Source code of charts:

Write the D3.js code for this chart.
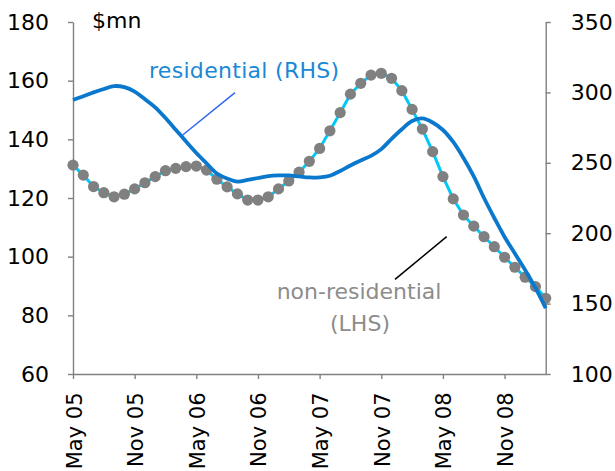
<!DOCTYPE html>
<html>
<head>
<meta charset="utf-8">
<script src="https://cdn.jsdelivr.net/npm/d3@7/dist/d3.min.js"></script>
<style>
  html, body { margin: 0; padding: 0; background: #fff; }
  svg { display: block; font-family: "DejaVu Sans", Verdana, sans-serif; }
</style>
</head>
<body>
<svg id="chart" width="615" height="471"></svg>
<script>
// Monthly construction values, May 2005 to March 2009
const months = [
  "May 05","Jun 05","Jul 05","Aug 05","Sep 05","Oct 05","Nov 05","Dec 05",
  "Jan 06","Feb 06","Mar 06","Apr 06","May 06","Jun 06","Jul 06","Aug 06",
  "Sep 06","Oct 06","Nov 06","Dec 06","Jan 07","Feb 07","Mar 07","Apr 07",
  "May 07","Jun 07","Jul 07","Aug 07","Sep 07","Oct 07","Nov 07","Dec 07",
  "Jan 08","Feb 08","Mar 08","Apr 08","May 08","Jun 08","Jul 08","Aug 08",
  "Sep 08","Oct 08","Nov 08","Dec 08","Jan 09","Feb 09","Mar 09"
];

// Non-residential, $mn (left-hand scale)
const nonResidential = [
  131.2, 127.8, 123.9, 121.8, 120.4, 121.3, 123.1, 125.2,
  127.3, 129.3, 130.1, 130.7, 130.9, 129.5, 126.4, 123.8,
  121.4, 119.3, 119.3, 120.4, 123.1, 125.8, 128.8, 132.5,
  136.9, 142.9, 149.1, 155.4, 159.1, 161.9, 162.5, 160.8,
  156.6, 150.2, 143.5, 135.8, 127.3, 119.7, 114.2, 110.4,
  106.8, 103.4, 99.8, 96.4, 93.0, 89.8, 85.8
];

// Residential, $mn (right-hand scale)
const residential = [
  294.6, 297.2, 300.0, 302.4, 304.5, 303.7, 300.6, 295.2,
  289.4, 281.8, 273.5, 265.1, 257.0, 249.6, 242.4, 238.8,
  236.6, 237.8, 239.2, 240.6, 241.1, 241.0, 240.3, 239.6,
  239.7, 240.8, 244.2, 248.1, 251.6, 254.9, 259.7, 267.0,
  273.8, 279.7, 281.5, 278.6, 273.3, 264.8, 253.4, 240.3,
  225.0, 210.8, 197.3, 185.6, 173.9, 161.1, 146.7
];

const xTickLabels = ["May 05","Nov 05","May 06","Nov 06","May 07","Nov 07","May 08","Nov 08"];
const leftTicks = [60, 80, 100, 120, 140, 160, 180];
const rightTicks = [100, 150, 200, 250, 300, 350];

const svg = d3.select("#chart");
const plot = { left: 73, right: 545.7, top: 22, bottom: 374 };

const x = d3.scalePoint().domain(months).range([plot.left, plot.right]).padding(0);
const yL = d3.scaleLinear().domain([60, 180]).range([plot.bottom, plot.top]);
const yR = d3.scaleLinear().domain([100, 350]).range([plot.bottom, plot.top]);

const axisColor = "#808080";
const fontSize = 22;

function styleAxis(g, size) {
  g.select(".domain").attr("stroke", axisColor).attr("stroke-width", 1.4);
  g.selectAll(".tick line").attr("stroke", axisColor).attr("stroke-width", 1.4);
  g.selectAll(".tick text").attr("fill", "#000").style("font-size", (size || fontSize) + "px")
    .style("font-family", "'DejaVu Sans', Verdana, sans-serif");
}

// Left axis
svg.append("g")
  .attr("transform", `translate(${plot.left},0)`)
  .call(d3.axisLeft(yL).tickValues(leftTicks).tickSize(5).tickSizeOuter(0).tickPadding(19))
  .call(styleAxis);

// Right axis
svg.append("g")
  .attr("transform", `translate(${plot.right},0)`)
  .call(d3.axisRight(yR).tickValues(rightTicks).tickSize(5).tickSizeOuter(0).tickPadding(20))
  .call(styleAxis);

// Bottom axis with rotated month labels
const xAxis = svg.append("g")
  .attr("transform", `translate(0,${plot.bottom})`)
  .call(d3.axisBottom(x).tickValues(xTickLabels).tickSize(5).tickSizeOuter(0))
  .call(g => styleAxis(g, 21));
xAxis.selectAll(".tick text")
  .attr("text-anchor", "end")
  .attr("dy", null)
  .attr("y", 0)
  .attr("x", 0)
  .attr("transform", "translate(8,18.5) rotate(-90)");

// Non-residential: cyan line with grey markers
const lineNon = d3.line()
  .x((d, i) => x(months[i]))
  .y(d => yL(d));
svg.append("path")
  .datum(nonResidential)
  .attr("fill", "none")
  .attr("stroke", "#00c8f8")
  .attr("stroke-width", 3)
  .attr("d", lineNon);
svg.append("g")
  .selectAll("circle")
  .data(nonResidential)
  .join("circle")
  .attr("cx", (d, i) => x(months[i]))
  .attr("cy", d => yL(d))
  .attr("r", 5.6)
  .attr("fill", "#808080");

// Residential: smooth blue line
const lineRes = d3.line()
  .x((d, i) => x(months[i]))
  .y(d => yR(d))
  .curve(d3.curveCatmullRom.alpha(0.5));
svg.append("path")
  .datum(residential)
  .attr("fill", "none")
  .attr("stroke", "#0a78cc")
  .attr("stroke-width", 3.8)
  .attr("stroke-linejoin", "round")
  .attr("d", lineRes);

// Unit label
svg.append("text")
  .attr("x", 92)
  .attr("y", 28)
  .style("font-size", fontSize + "px")
  .attr("fill", "#000")
  .text("$mn");

// Series annotations with leader lines
svg.append("line")
  .attr("x1", 235).attr("y1", 92.7)
  .attr("x2", 182.7).attr("y2", 135)
  .attr("stroke", "#3366f0").attr("stroke-width", 1.5);
svg.append("text")
  .attr("x", 149)
  .attr("y", 78)
  .style("font-size", fontSize + "px")
  .style("letter-spacing", "0.3px")
  .attr("fill", "#1a88d6")
  .text("residential (RHS)");

svg.append("line")
  .attr("x1", 446.7).attr("y1", 236.7)
  .attr("x2", 395).attr("y2", 279.3)
  .attr("stroke", "#000").attr("stroke-width", 1.5);
const nonLabel = svg.append("text")
  .attr("text-anchor", "middle")
  .style("font-size", fontSize + "px")
  .attr("fill", "#8c8c8c");
nonLabel.append("tspan").attr("x", 359).attr("y", 299).text("non-residential");
nonLabel.append("tspan").attr("x", 360).attr("y", 331).text("(LHS)");
</script>
</body>
</html>
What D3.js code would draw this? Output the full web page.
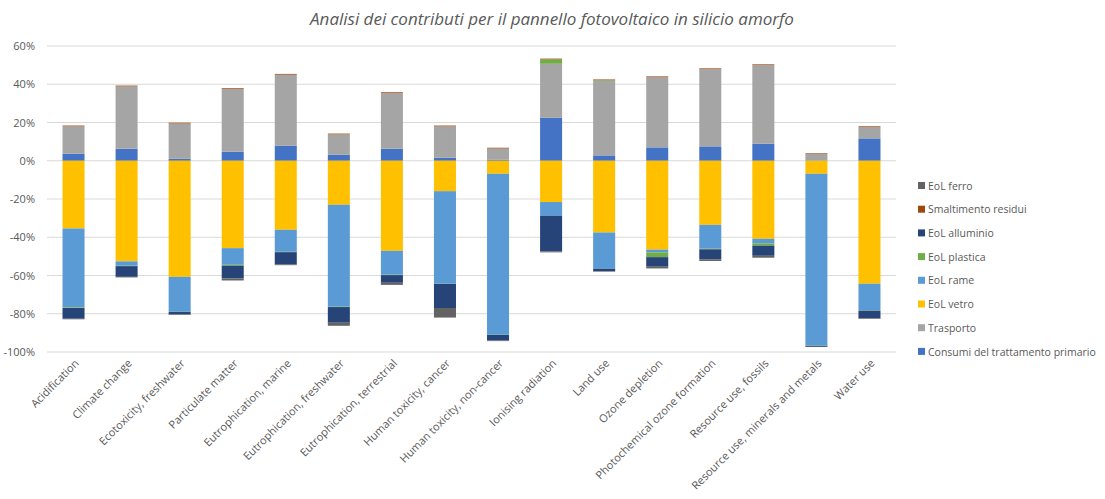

SET TASK:
All entries are to be retyped exactly. Omit any embedded images.

WRITTEN ANSWER:
Write the D3.js code for this chart.
<!DOCTYPE html>
<html>
<head>
<meta charset="utf-8">
<script src="https://cdn.jsdelivr.net/npm/d3@7/dist/d3.min.js"></script>
<style>
  html, body { margin: 0; padding: 0; background: #fff; }
  svg { display: block; font-family: "DejaVu Sans", Verdana, sans-serif; }
</style>
</head>
<body>
<svg id="chart" width="615" height="471"></svg>
<script>
// Monthly construction values, May 2005 to March 2009
const months = [
  "May 05","Jun 05","Jul 05","Aug 05","Sep 05","Oct 05","Nov 05","Dec 05",
  "Jan 06","Feb 06","Mar 06","Apr 06","May 06","Jun 06","Jul 06","Aug 06",
  "Sep 06","Oct 06","Nov 06","Dec 06","Jan 07","Feb 07","Mar 07","Apr 07",
  "May 07","Jun 07","Jul 07","Aug 07","Sep 07","Oct 07","Nov 07","Dec 07",
  "Jan 08","Feb 08","Mar 08","Apr 08","May 08","Jun 08","Jul 08","Aug 08",
  "Sep 08","Oct 08","Nov 08","Dec 08","Jan 09","Feb 09","Mar 09"
];

// Non-residential, $mn (left-hand scale)
const nonResidential = [
  131.2, 127.8, 123.9, 121.8, 120.4, 121.3, 123.1, 125.2,
  127.3, 129.3, 130.1, 130.7, 130.9, 129.5, 126.4, 123.8,
  121.4, 119.3, 119.3, 120.4, 123.1, 125.8, 128.8, 132.5,
  136.9, 142.9, 149.1, 155.4, 159.1, 161.9, 162.5, 160.8,
  156.6, 150.2, 143.5, 135.8, 127.3, 119.7, 114.2, 110.4,
  106.8, 103.4, 99.8, 96.4, 93.0, 89.8, 85.8
];

// Residential, $mn (right-hand scale)
const residential = [
  294.6, 297.2, 300.0, 302.4, 304.5, 303.7, 300.6, 295.2,
  289.4, 281.8, 273.5, 265.1, 257.0, 249.6, 242.4, 238.8,
  236.6, 237.8, 239.2, 240.6, 241.1, 241.0, 240.3, 239.6,
  239.7, 240.8, 244.2, 248.1, 251.6, 254.9, 259.7, 267.0,
  273.8, 279.7, 281.5, 278.6, 273.3, 264.8, 253.4, 240.3,
  225.0, 210.8, 197.3, 185.6, 173.9, 161.1, 146.7
];

const xTickLabels = ["May 05","Nov 05","May 06","Nov 06","May 07","Nov 07","May 08","Nov 08"];
const leftTicks = [60, 80, 100, 120, 140, 160, 180];
const rightTicks = [100, 150, 200, 250, 300, 350];

const svg = d3.select("#chart");
const plot = { left: 73, right: 545.7, top: 22, bottom: 374 };

const x = d3.scalePoint().domain(months).range([plot.left, plot.right]).padding(0);
const yL = d3.scaleLinear().domain([60, 180]).range([plot.bottom, plot.top]);
const yR = d3.scaleLinear().domain([100, 350]).range([plot.bottom, plot.top]);

const axisColor = "#808080";
const fontSize = 22;

function styleAxis(g, size) {
  g.select(".domain").attr("stroke", axisColor).attr("stroke-width", 1.4);
  g.selectAll(".tick line").attr("stroke", axisColor).attr("stroke-width", 1.4);
  g.selectAll(".tick text").attr("fill", "#000").style("font-size", (size || fontSize) + "px")
    .style("font-family", "'DejaVu Sans', Verdana, sans-serif");
}

// Left axis
svg.append("g")
  .attr("transform", `translate(${plot.left},0)`)
  .call(d3.axisLeft(yL).tickValues(leftTicks).tickSize(5).tickSizeOuter(0).tickPadding(19))
  .call(styleAxis);

// Right axis
svg.append("g")
  .attr("transform", `translate(${plot.right},0)`)
  .call(d3.axisRight(yR).tickValues(rightTicks).tickSize(5).tickSizeOuter(0).tickPadding(20))
  .call(styleAxis);

// Bottom axis with rotated month labels
const xAxis = svg.append("g")
  .attr("transform", `translate(0,${plot.bottom})`)
  .call(d3.axisBottom(x).tickValues(xTickLabels).tickSize(5).tickSizeOuter(0))
  .call(g => styleAxis(g, 21));
xAxis.selectAll(".tick text")
  .attr("text-anchor", "end")
  .attr("dy", null)
  .attr("y", 0)
  .attr("x", 0)
  .attr("transform", "translate(8,18.5) rotate(-90)");

// Non-residential: cyan line with grey markers
const lineNon = d3.line()
  .x((d, i) => x(months[i]))
  .y(d => yL(d));
svg.append("path")
  .datum(nonResidential)
  .attr("fill", "none")
  .attr("stroke", "#00c8f8")
  .attr("stroke-width", 3)
  .attr("d", lineNon);
svg.append("g")
  .selectAll("circle")
  .data(nonResidential)
  .join("circle")
  .attr("cx", (d, i) => x(months[i]))
  .attr("cy", d => yL(d))
  .attr("r", 5.6)
  .attr("fill", "#808080");

// Residential: smooth blue line
const lineRes = d3.line()
  .x((d, i) => x(months[i]))
  .y(d => yR(d))
  .curve(d3.curveCatmullRom.alpha(0.5));
svg.append("path")
  .datum(residential)
  .attr("fill", "none")
  .attr("stroke", "#0a78cc")
  .attr("stroke-width", 3.8)
  .attr("stroke-linejoin", "round")
  .attr("d", lineRes);

// Unit label
svg.append("text")
  .attr("x", 92)
  .attr("y", 28)
  .style("font-size", fontSize + "px")
  .attr("fill", "#000")
  .text("$mn");

// Series annotations with leader lines
svg.append("line")
  .attr("x1", 235).attr("y1", 92.7)
  .attr("x2", 182.7).attr("y2", 135)
  .attr("stroke", "#3366f0").attr("stroke-width", 1.5);
svg.append("text")
  .attr("x", 149)
  .attr("y", 78)
  .style("font-size", fontSize + "px")
  .style("letter-spacing", "0.3px")
  .attr("fill", "#1a88d6")
  .text("residential (RHS)");

svg.append("line")
  .attr("x1", 446.7).attr("y1", 236.7)
  .attr("x2", 395).attr("y2", 279.3)
  .attr("stroke", "#000").attr("stroke-width", 1.5);
const nonLabel = svg.append("text")
  .attr("text-anchor", "middle")
  .style("font-size", fontSize + "px")
  .attr("fill", "#8c8c8c");
nonLabel.append("tspan").attr("x", 359).attr("y", 299).text("non-residential");
nonLabel.append("tspan").attr("x", 360).attr("y", 331).text("(LHS)");
</script>
</body>
</html>
What D3.js code would draw this? Output the full web page.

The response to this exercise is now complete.